= November 1891 East Sydney colonial by-election =

By-election in New South Wales, Australia

A by-election was held for the New South Wales Legislative Assembly electorate of East Sydney on 7 November 1891 because Edmund Barton was appointed Attorney General in the third Dibbs ministry.
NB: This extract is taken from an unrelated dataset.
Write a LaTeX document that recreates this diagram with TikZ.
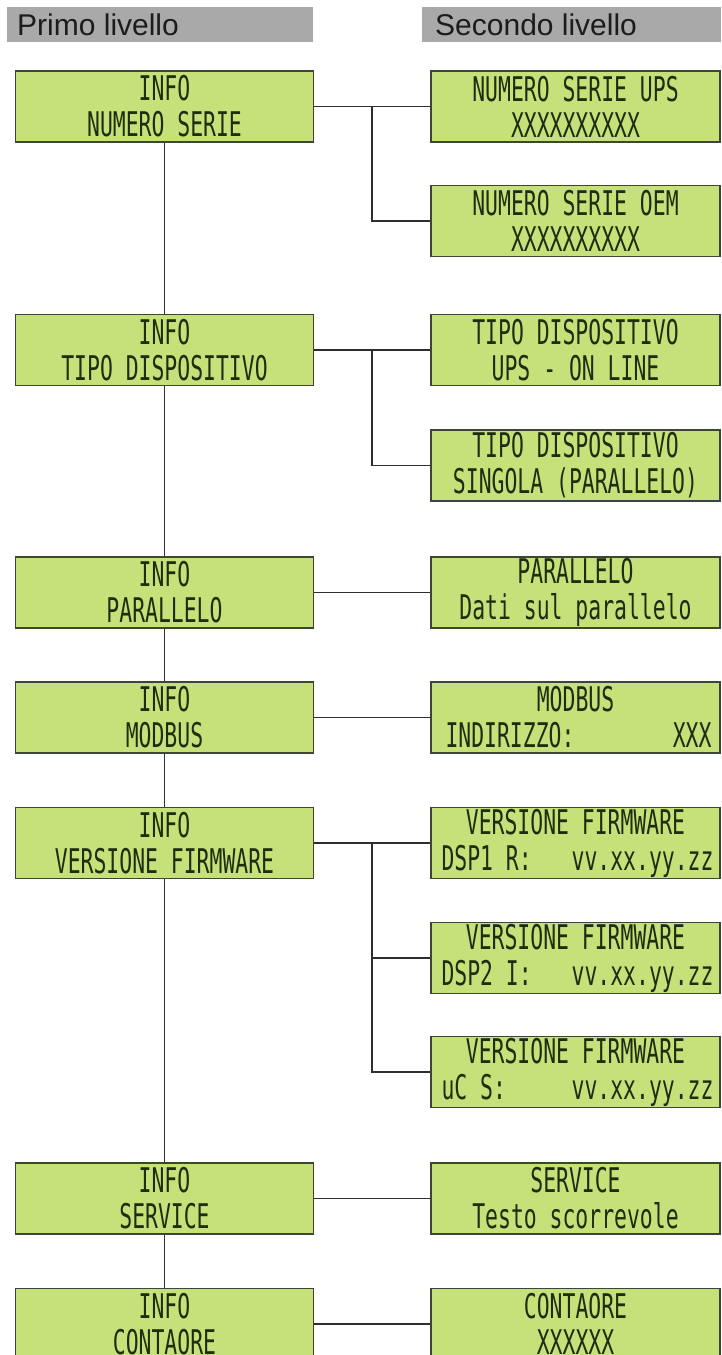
\documentclass[tikz,border=0pt]{standalone}
\usepackage{fontspec}
\usepackage{graphicx}
\setmainfont{Liberation Sans}
\newfontfamily\lcdfont{DejaVu Sans Mono}
\newcommand{\lcd}[1]{\scalebox{0.63}[1]{\lcdfont\fontsize{34}{36}\selectfont #1}}
\newcommand{\lcdsplit}[3]{\makebox[#1]{\lcd{#2}\hfill\lcd{#3}}}
\definecolor{lcdfill}{HTML}{C6E07A}
\definecolor{lcdtext}{HTML}{1F2D0E}
\definecolor{lcdborder}{HTML}{3D4535}
\definecolor{hdrgray}{HTML}{A9A9A9}
\definecolor{hdrtext}{HTML}{1C1C1C}
\definecolor{wire}{HTML}{2E2E2E}
\begin{document}
\begin{tikzpicture}[x=1pt,y=-1pt,
  hdrbar/.style={fill=hdrgray,draw=none},
  hdrlabel/.style={anchor=base west,inner sep=0pt,text=hdrtext,font=\fontsize{30}{32}\selectfont},
  lcdbox/.style={draw=lcdborder,fill=lcdfill,line width=1.6pt,minimum height=71pt,
    inner sep=0pt,align=center,text=lcdtext,font=\fontsize{34}{36}\selectfont},
  leftbox/.style={lcdbox,minimum width=298pt},
  rightbox/.style={lcdbox,minimum width=289pt},
  conn/.style={draw=wire,line width=1.8pt}]
\useasboundingbox (0,0) rectangle (721,1355);
\fill[white] (0,0) rectangle (721,1355);
% headers
\node[hdrbar,minimum width=306pt,minimum height=35pt,inner sep=0pt] (h1) at (160,24.5) {};
\node[hdrbar,minimum width=299pt,minimum height=35pt,inner sep=0pt] (h2) at (571.5,24.5) {};
\node[hdrlabel] (h1t) at (17,35.5) {Primo livello};
\node[hdrlabel] (h2t) at (435,35.5) {Secondo livello};
% left column
\node[leftbox] (L1) at (164.5,106.5) {\lcd{INFO}\\\lcd{NUMERO SERIE}};
\node[leftbox] (L2) at (164.5,350) {\lcd{INFO}\\\lcd{TIPO DISPOSITIVO}};
\node[leftbox] (L3) at (164.5,592.5) {\lcd{INFO}\\\lcd{PARALLELO}};
\node[leftbox] (L4) at (164.5,717.5) {\lcd{INFO}\\\lcd{MODBUS}};
\node[leftbox] (L5) at (164.5,843) {\lcd{INFO}\\\lcd{VERSIONE FIRMWARE}};
\node[leftbox] (L6) at (164.5,1198.5) {\lcd{INFO}\\\lcd{SERVICE}};
\node[leftbox] (L7) at (164.5,1324) {\lcd{INFO}\\\lcd{CONTAORE}};
% right column
\node[rightbox] (R1) at (575.5,106.5) {\lcd{NUMERO SERIE UPS}\\\lcd{XXXXXXXXXX}};
\node[rightbox] (R2) at (575.5,221) {\lcd{NUMERO SERIE OEM}\\\lcd{XXXXXXXXXX}};
\node[rightbox] (R3) at (575.5,350) {\lcd{TIPO DISPOSITIVO}\\\lcd{UPS - ON LINE}};
\node[rightbox] (R4) at (575.5,465.5) {\lcd{TIPO DISPOSITIVO}\\\lcd{SINGOLA (PARALLELO)}};
\node[rightbox] (R5) at (575.5,592.5) {\lcd{PARALLELO}\\\lcd{Dati sul parallelo}};
\node[rightbox] (R6) at (575.5,717.5) {\lcd{MODBUS}\\\hspace*{6pt}\lcdsplit{266pt}{INDIRIZZO:}{XXX}};
\node[rightbox] (R7) at (575.5,843) {\lcd{VERSIONE FIRMWARE}\\\hspace*{4pt}\lcdsplit{272pt}{DSP1 R:}{vv.xx.yy.zz}};
\node[rightbox] (R8) at (575.5,958) {\lcd{VERSIONE FIRMWARE}\\\hspace*{4pt}\lcdsplit{272pt}{DSP2 I:}{vv.xx.yy.zz}};
\node[rightbox] (R9) at (575.5,1072) {\lcd{VERSIONE FIRMWARE}\\\hspace*{4pt}\lcdsplit{272pt}{uC S:}{vv.xx.yy.zz}};
\node[rightbox] (R10) at (575.5,1198.5) {\lcd{SERVICE}\\\lcd{Testo scorrevole}};
\node[rightbox] (R11) at (575.5,1324) {\lcd{CONTAORE}\\\lcd{XXXXXX}};
% branch points
\coordinate (b1) at (372,106.5);
\coordinate (b2) at (372,350);
\coordinate (b5) at (372,843);
% vertical spine
\draw[conn] (L1) -- (L2);
\draw[conn] (L2) -- (L3);
\draw[conn] (L3) -- (L4);
\draw[conn] (L4) -- (L5);
\draw[conn] (L5) -- (L6);
\draw[conn] (L6) -- (L7);
% horizontal links
\draw[conn] (L1.east) -- (R1.west);
\draw[conn] (b1) |- (R2.west);
\draw[conn] (L2.east) -- (R3.west);
\draw[conn] (b2) |- (R4.west);
\draw[conn] (L3.east) -- (R5.west);
\draw[conn] (L4.east) -- (R6.west);
\draw[conn] (L5.east) -- (R7.west);
\draw[conn] (b5) |- (R8.west);
\draw[conn] (b5) |- (R9.west);
\draw[conn] (L6.east) -- (R10.west);
\draw[conn] (L7.east) -- (R11.west);
\end{tikzpicture}
\end{document}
Such ministerial by-elections were usually uncontested and the other seven other ministers, George Dibbs (The Murrumbidgee), Henry Copeland (New England), John Kidd (Camden), William Lyne (The Hume), John See (Grafton), Thomas Slattery (Boorowa) and Francis Suttor (Bathurst), were re-elected unopposed.

==Dates==

| Date | Event |
|---|---|
| 23 October 1891 | Dibbs ministry appointed. |
| 27 October 1891 | Writ of election issued by the Speaker of the Legislative Assembly. |
| 3 November 1891 | Nominations |
| 7 November 1891 | Polling day |
| 27 November 1891 | Return of writ |

==Result==

1891 East Sydney by-election Saturday 7 November
| Party |  | Candidate | Votes | % | ±% |
|---|---|---|---|---|---|
|  | Protectionist | Edmund Barton (re-elected) | 2,778 | 71.4 |  |
|  | Labour | William Grantham | 1,112 | 28.6 |  |
| Total formal votes |  |  | 3,890 | 99.6 |  |
| Informal votes |  |  | 17 | 0.4 |  |
| Turnout |  |  | 3,907 | 38.9 |  |
|  | Protectionist hold |  |  |  |  |

Edmund Barton was appointed Attorney General in the third Dibbs ministry.